RECORDS —

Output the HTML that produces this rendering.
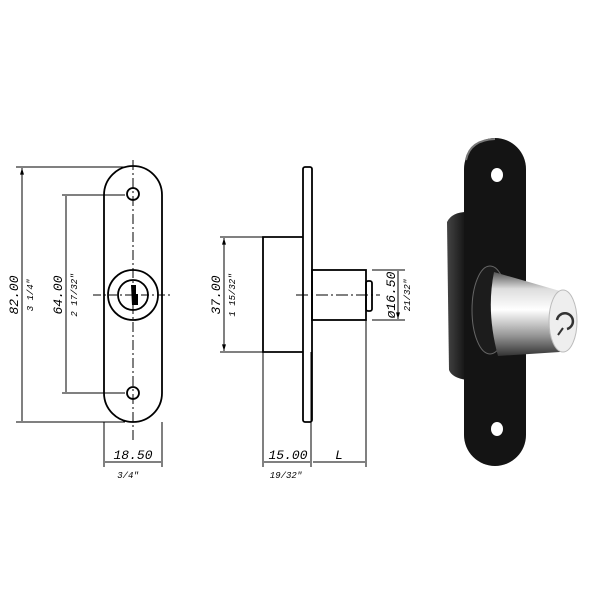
<!DOCTYPE html>
<html><head><style>body{margin:0;background:#fff}svg{display:block}text{font-family:"Liberation Mono",monospace;font-style:italic}</style></head>
<body>
<svg width="600" height="600" viewBox="0 0 600 600">
<defs>
<marker id="a" viewBox="0 0 10 6" refX="10" refY="3" markerWidth="8" markerHeight="4" orient="auto-start-reverse"><path d="M0,0L10,3L0,6z" fill="#000"/></marker>
<linearGradient id="cyl" x1="0" y1="0" x2="0" y2="1"><stop offset="0" stop-color="#555"/><stop offset="0.2" stop-color="#ddd"/><stop offset="0.45" stop-color="#fff"/><stop offset="0.75" stop-color="#999"/><stop offset="1" stop-color="#333"/></linearGradient>
<linearGradient id="bk" x1="0" y1="0" x2="1" y2="0"><stop offset="0" stop-color="#444"/><stop offset="1" stop-color="#111"/></linearGradient>
</defs>
<g stroke="#000" fill="none" stroke-width="1.8">
<rect x="104" y="166" width="58" height="256" rx="29"/>
<circle cx="133" cy="194" r="6"/><circle cx="133" cy="393" r="6"/>
<circle cx="133" cy="295" r="25"/><circle cx="133" cy="295" r="15"/>
</g>
<path d="M131,285h5v9h2v11h-6z" fill="#000"/>
<g stroke="#000" stroke-width="1" fill="none">
<path d="M133,160V440" stroke-dasharray="10,3,2,3"/>
<path d="M93,295H172" stroke-dasharray="8,3,2,3"/>
<path d="M16,167H125M16,422H125M62,195H125M62,393H125M104,422V467M162,422V467M311,352V467M263,352V467M366,320V467M372,270H405M372,320H405"/>
<path d="M22,168V421M66,196V392M105,462H161M264,462H310M313,462H365M398,271V319" marker-start="url(#a)" marker-end="url(#a)"/>
<path d="M220,237H263M220,352H263"/>
<path d="M224,238V351" marker-start="url(#a)" marker-end="url(#a)"/>
<path d="M296,295H380" stroke-dasharray="12,3,2,3"/>
</g>
<g stroke="#000" fill="none" stroke-width="1.8">
<rect x="303" y="167" width="9" height="255" rx="2"/>
<path d="M303,237H263V352H303"/>
<rect x="312" y="270" width="54" height="50"/>
<rect x="366" y="281" width="6" height="30" rx="2"/>
</g>
<g font-size="12">
<text transform="translate(18,295) rotate(-90)" text-anchor="middle" font-size="13">82.00</text>
<text transform="translate(33,295) rotate(-90)" text-anchor="middle" font-size="9">3 1/4"</text>
<text transform="translate(62,295) rotate(-90)" text-anchor="middle" font-size="13">64.00</text>
<text transform="translate(77,295) rotate(-90)" text-anchor="middle" font-size="9">2 17/32"</text>
<text x="133" y="459" text-anchor="middle" font-size="13">18.50</text>
<text x="128" y="478" text-anchor="middle" font-size="9">3/4"</text>
<text transform="translate(220,295) rotate(-90)" text-anchor="middle" font-size="13">37.00</text>
<text transform="translate(235,295) rotate(-90)" text-anchor="middle" font-size="9">1 15/32"</text>
<text x="288" y="459" text-anchor="middle" font-size="13">15.00</text>
<text x="286" y="478" text-anchor="middle" font-size="9">19/32"</text>
<text x="339" y="459" text-anchor="middle" font-size="13">L</text>
<text transform="translate(395,295) rotate(-90)" text-anchor="middle" font-size="13">ø16.50</text>
<text transform="translate(410,295) rotate(-90)" text-anchor="middle" font-size="9">21/32"</text>
</g>
<!-- photo -->
<path d="M447,222Q452,212 467,212V380Q452,378 449,370Z" fill="url(#bk)"/>
<rect x="464" y="138" width="62" height="328" rx="31" fill="#141414"/>
<path d="M466,160Q470,140 495,139" stroke="#777" stroke-width="2" fill="none"/>
<ellipse cx="497" cy="175" rx="6" ry="7" fill="#fff"/>
<ellipse cx="497" cy="429" rx="6" ry="7" fill="#fff"/>
<ellipse cx="490" cy="310" rx="18" ry="44" fill="#1c1c1c" stroke="#666"/>
<path d="M494,272L560,291V352L498,356Q486,312 494,272Z" fill="url(#cyl)"/>
<ellipse cx="563" cy="321" rx="14" ry="31" fill="#eee" stroke="#bbb"/>
<path d="M557,320a8,8 0 1 1 10,9" stroke="#333" stroke-width="2.5" fill="none"/>
<path d="M563,328l-5,7" stroke="#333" stroke-width="2"/>
</svg>
</body></html>
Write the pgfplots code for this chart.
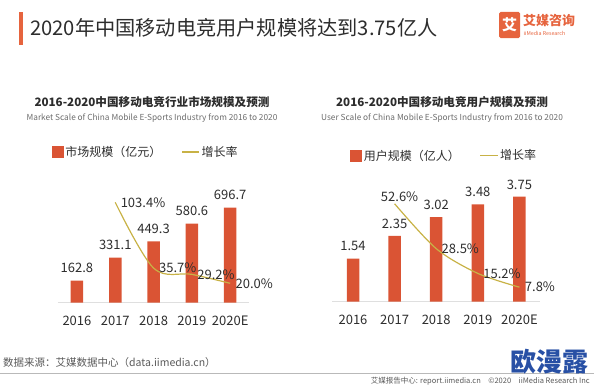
\documentclass[border=0pt]{standalone}
\usepackage{pgfplots}
\pgfplotsset{compat=1.18}
\usepackage{fontspec}
\setmainfont{Noto Sans CJK SC}
\definecolor{barred}{RGB}{218,84,52}
\definecolor{rateline}{RGB}{200,178,70}
\definecolor{legline}{RGB}{228,208,120}
\definecolor{logoor}{RGB}{230,100,62}
\definecolor{wmblue}{RGB}{40,80,165}
\definecolor{txt}{RGB}{45,45,45}
\pgfplotsset{
  barbase/.style={
    scale only axis, anchor=south west,
    xmin=-0.5, xmax=4.5, ymin=0,
    axis x line=bottom, axis y line=none,
    x axis line style={draw=gray!25, line width=0.8pt, -},
    xtick={0,1,2,3,4},
    xticklabels={2016,2017,2018,2019,2020E},
    major tick length=0pt,
    xticklabel style={font=\fontsize{13}{13}\selectfont, text=txt, yshift=-10pt},
    nodes near coords style={font=\fontsize{13}{13}\selectfont, text=txt, yshift=4pt},
    /pgf/number format/assume math mode=true,
    clip=false,
  },
  linebase/.style={
    scale only axis, anchor=south west,
    xmin=-0.5, xmax=4.5, ymin=0,
    hide axis, clip=false,
    /pgf/number format/assume math mode=true,
    legend columns=2,
    legend style={draw=none, fill=none, font=\fontsize{12}{12}\selectfont, text=txt,
      /tikz/every even column/.append style={column sep=18pt}},
    legend cell align=left,
  },
}
\begin{document}
\begin{tikzpicture}[x=1pt,y=1pt]
\path[use as bounding box] (0pt,0pt) rectangle (594pt,384pt);
% header
\fill[logoor] (19pt,339pt) rectangle (23pt,372pt);
\node[anchor=west, inner sep=0, font=\fontsize{20.2}{20}\selectfont, text=txt] at (30pt,356pt) {2020年中国移动电竞用户规模将达到3.75亿人};
\fill[logoor, rounded corners=1.5pt] (499pt,346pt) rectangle (520pt,372pt);
\node[text=white, inner sep=0, font=\fontsize{15}{15}\selectfont\bfseries] at (509.5pt,359pt) {艾};
\node[anchor=west, inner sep=0, text=logoor, font=\fontsize{13}{13}\selectfont\bfseries] at (523pt,363pt) {艾媒咨询};
\node[anchor=west, inner sep=0, text=logoor, font=\fontsize{5.3}{5.5}\selectfont] at (523.5pt,351pt) {iiMedia Research};
% subtitles
\node[font=\fontsize{11.6}{12}\selectfont\bfseries, text=txt] at (152pt,282pt) {2016-2020中国移动电竞行业市场规模及预测};
\node[font=\fontsize{8.3}{8}\selectfont, text=gray!85!black] at (152pt,266pt) {Market Scale of China Mobile E-Sports Industry from 2016 to 2020};
\node[font=\fontsize{11.6}{12}\selectfont\bfseries, text=txt] at (442pt,282pt) {2016-2020中国移动电竞用户规模及预测};
\node[font=\fontsize{8.3}{8}\selectfont, text=gray!85!black] at (442pt,266pt) {User Scale of China Mobile E-Sports Industry from 2016 to 2020};

% ---------- left chart ----------
\begin{axis}[barbase, at={(57.8pt,81.3pt)}, width=191.5pt, height=109.1pt, ymax=800,
  nodes near coords={\pgfmathprintnumber[fixed,fixed zerofill,precision=1]{\pgfplotspointmeta}}]
\addplot[ybar, bar width=12.5pt, fill=barred, draw=none] coordinates {
  (0,162.8) (1,331.1) (2,449.3) (3,580.6) (4,696.7)};
\end{axis}
\begin{axis}[linebase, at={(57.8pt,81.3pt)}, width=191.5pt, height=109.1pt, ymax=112.4,
  legend style={at={(0.46,1.381)}, anchor=center}]
\addlegendimage{legend image code/.code={\fill[barred] (0pt,-5.5pt) rectangle (11pt,5.5pt);}}
\addlegendentry{市场规模（亿元）}
\addplot[rateline, line width=1.2pt, smooth, tension=0.55, mark=none] coordinates {
  (1,103.4) (2,35.7) (3,29.2) (4,20.0)};
\addlegendimage{legend image code/.code={\draw[legline, line width=1.3pt] (0pt,0pt) -- (15pt,0pt);}}
\addlegendentry{增长率}
\addplot[forget plot, draw=none, mark=none,
  nodes near coords={\pgfmathprintnumber[fixed,fixed zerofill,precision=1]{\pgfplotspointmeta}\%},
  nodes near coords style={anchor=west, xshift=2pt, font=\fontsize{13}{13}\selectfont, text=txt}]
  coordinates {(1,103.4) (2,35.7) (3,29.2) (4,20.0)};
\end{axis}

% ---------- right chart ----------
\begin{axis}[barbase, at={(332.2pt,82.3pt)}, width=208pt, height=112pt, ymax=4,
  nodes near coords={\pgfmathprintnumber[fixed,fixed zerofill,precision=2]{\pgfplotspointmeta}}]
\addplot[ybar, bar width=12.5pt, fill=barred, draw=none] coordinates {
  (0,1.54) (1,2.35) (2,3.02) (3,3.48) (4,3.75)};
\end{axis}
\begin{axis}[linebase, at={(332.2pt,82.3pt)}, width=208pt, height=112pt, ymax=60.15,
  legend style={at={(0.539,1.304)}, anchor=center}]
\addlegendimage{legend image code/.code={\fill[barred] (0pt,-5.5pt) rectangle (11pt,5.5pt);}}
\addlegendentry{用户规模（亿人）}
\addplot[rateline, line width=1.2pt, smooth, tension=0.5, mark=none] coordinates {
  (1,52.6) (2,28.5) (3,15.2) (4,7.8)};
\addlegendimage{legend image code/.code={\draw[legline, line width=1.3pt] (0pt,0pt) -- (15pt,0pt);}}
\addlegendentry{增长率}
\addplot[forget plot, draw=none, mark=none,
  nodes near coords={\pgfmathprintnumber[fixed,fixed zerofill,precision=1]{\pgfplotspointmeta}\%},
  nodes near coords style={anchor=south, xshift=5pt, yshift=-1pt, font=\fontsize{13}{13}\selectfont, text=txt}]
  coordinates {(1,52.6)};
\addplot[forget plot, draw=none, mark=none,
  nodes near coords={\pgfmathprintnumber[fixed,fixed zerofill,precision=1]{\pgfplotspointmeta}\%},
  nodes near coords style={anchor=west, xshift=2pt, font=\fontsize{13}{13}\selectfont, text=txt}]
  coordinates {(2,28.5) (3,15.2) (4,7.8)};
\end{axis}

% footer
\node[anchor=west, inner sep=0, font=\fontsize{10.5}{11}\selectfont, text=gray!70!black] at (3pt,21pt) {数据来源：艾媒数据中心（data.iimedia.cn）};
\draw[gray!55, line width=0.8pt] (0pt,11pt) -- (594pt,11pt);
\node[anchor=east, inner sep=0, font=\fontsize{7.5}{8}\selectfont, text=gray!70!black] at (590pt,3pt) {艾媒报告中心: report.iimedia.cn\quad ©2020\quad iiMedia Research Inc};
\node[anchor=center, inner sep=0, font=\fontsize{26}{26}\selectfont\bfseries, text=wmblue] at (549pt,22pt) {欧漫露};
\end{tikzpicture}
\end{document}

EXERCISE OBJECTIVE —
Say how many lines have the string "this" in them, offering no words beyond the number.

EXERCISE OUTPUT —
2